Skip to main content

Use cases

Common compositions of Voice SDK modules. Each row maps a real workload to the modules that make it possible.

Use caseModules
Call center AIVoice Agent + Noise Suppression + Voice Biometrics
Meeting transcriptionSTT + Diarization + Language detection
Voice authenticationVoice Biometrics + Speaker ID
Podcast / audio cleanupNoise Suppression
Multilingual voice assistantVoice Agent (full pipeline)
Accessibility toolsSTT + TTS
Speaker analyticsVoice Biometrics + Diarization

Patterns worth highlighting

Denoise before transcribe

For call-center and field-recorded audio, route through Noise Suppression first — DeepFilterNet3 cleanup measurably improves Whisper accuracy on noisy inputs without changing the rest of the pipeline.

Diarize, then identify

For meeting recordings, run /diarize to get the speaker count and segment timing, then enroll the participants you care about and run /identify against the same recording. This separates who is talking from who that person is — useful when the participant list is partially known.

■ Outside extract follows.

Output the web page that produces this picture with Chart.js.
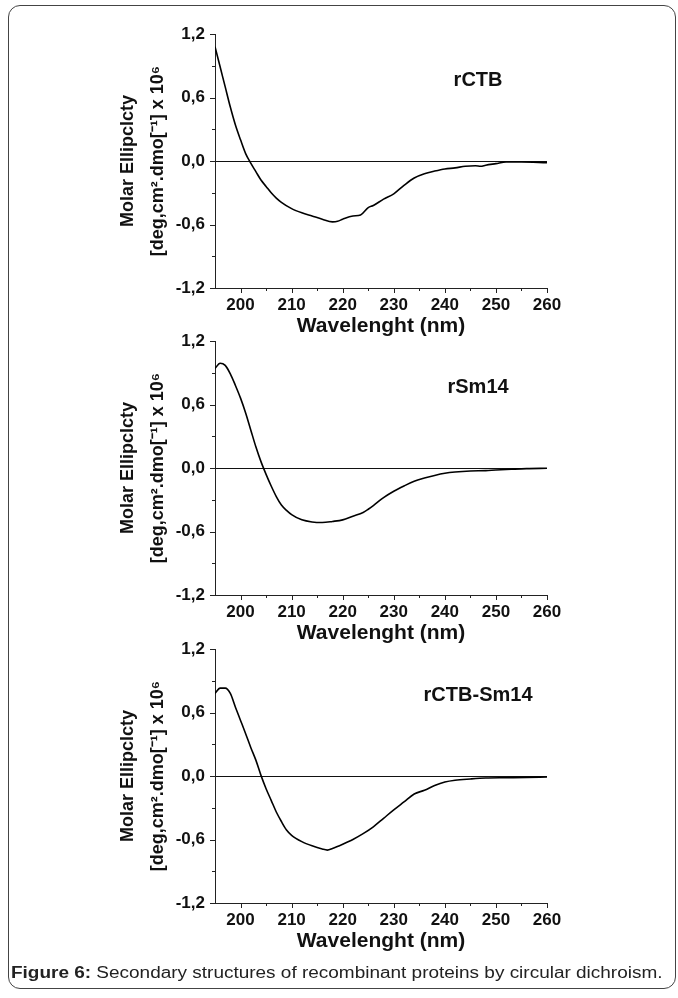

One agent, multiple frontends

A single Voice Agent backend serves React web, iOS/macOS, Flutter, React Native, Android, web embeds, and telephony integrations through LiveKit. Build the conversation logic once; ship it everywhere.

OpenAI client, self-hosted endpoints

Because Speaches exposes OpenAI-compatible STT and TTS endpoints, existing applications can migrate from OpenAI to self-hosted by changing only base_url. No client rewrite required.